Building extensions
A walkthrough of how a Foxora extension is structured, how to develop one locally, and how to publish it to the hub.
Public SDK in beta
The extension SDK is in private beta. The shape below is stable for the beta program but may evolve before public release. Email builders@foxora.ai to request access.
Anatomy of an extension
An extension is a folder with three files at minimum:
bash
my-extension/
├─ manifest.json # name, version, permissions, exports
├─ index.js # tool / trigger handlers
└─ README.md # description shown in the hubmanifest.json
json
{
"name": "weather",
"version": "0.1.0",
"description": "Look up the weather for a city.",
"author": "your-handle",
"permissions": ["network"],
"tools": [
{
"id": "weather.lookup",
"label": "Look up weather",
"input_schema": {
"type": "object",
"properties": {
"city": { "type": "string" }
},
"required": ["city"]
}
}
]
}index.js
Each tool the manifest declares maps to a handler exported from index.js. Handlers are async and receive the validated input plus a small ctx object.
js
export const tools = {
"weather.lookup": async ({ city }, ctx) => {
const res = await ctx.fetch(
`https://api.weather.example.com/v1/now?q=${encodeURIComponent(city)}`
);
const data = await res.json();
return { temp_c: data.temp, summary: data.summary };
},
};Run it locally
- Install the CLI:
npm i -g @foxora/extensions-cli(beta) - From your extension folder:
foxora-ext dev - Ember OS picks up the local extension automatically and shows it under Extensions → Local.

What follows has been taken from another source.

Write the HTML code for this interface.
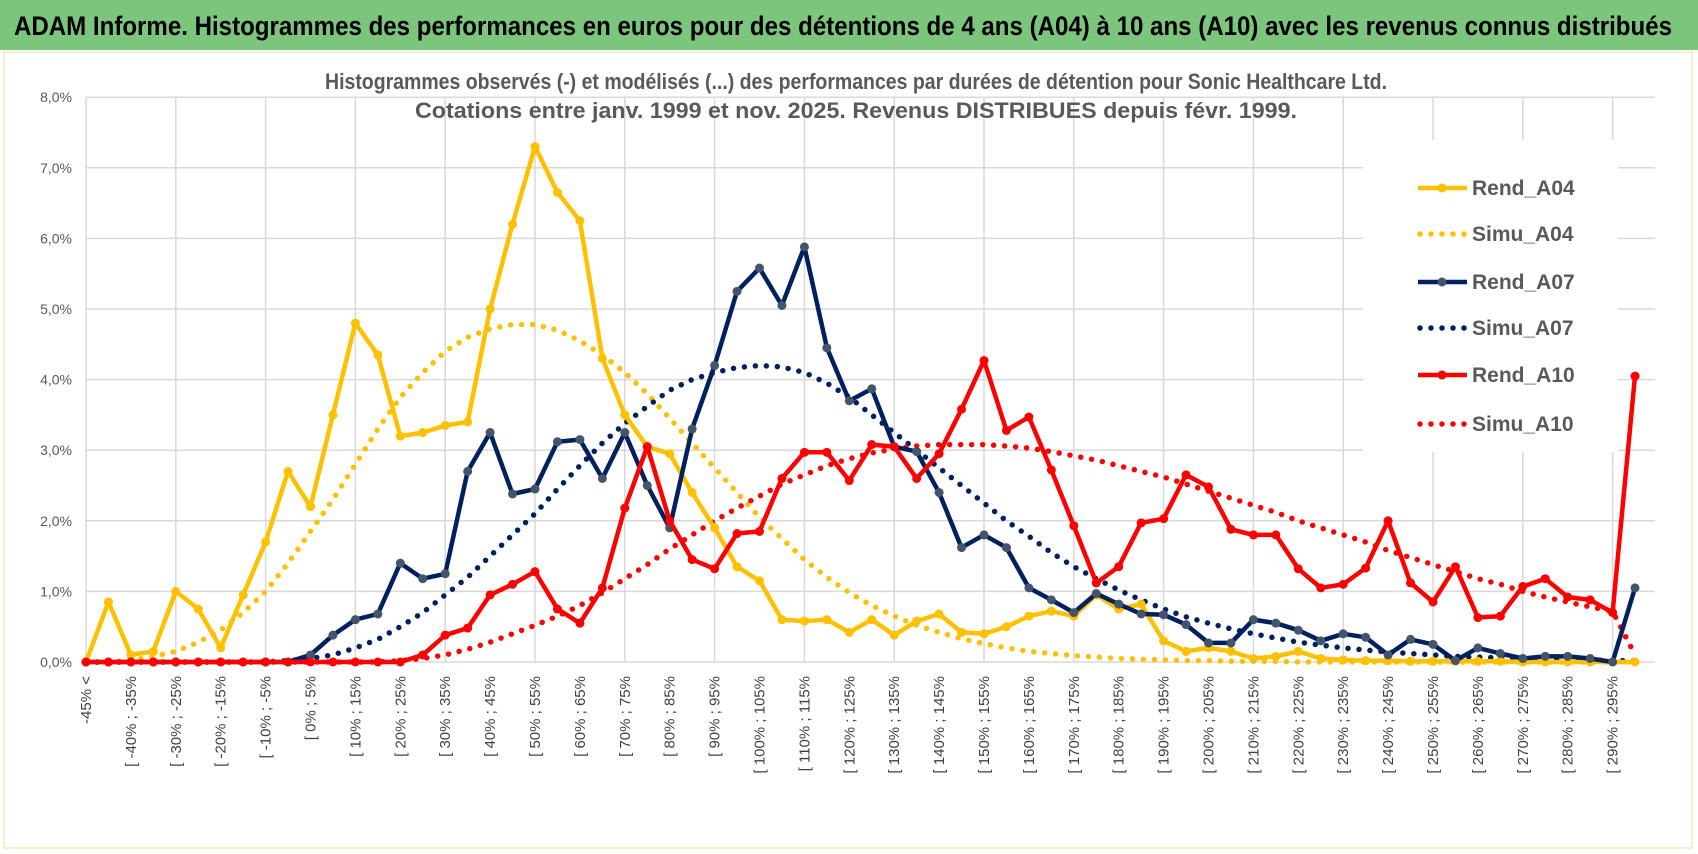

- Trigger the tool from a chat or with
foxora-ext invoke weather.lookup --input city=Berlin.
Publishing
- Bump the version in
manifest.json. - Run
foxora-ext publish. - The CLI uploads the bundle and opens a review request in the hub.
- Foxora reviews for safety + permissions and publishes within a few business days.
Keep the surface small
The best extensions expose one or two well-named tools that do exactly one thing each. Agents are much better at picking the right tool when there are fewer of them.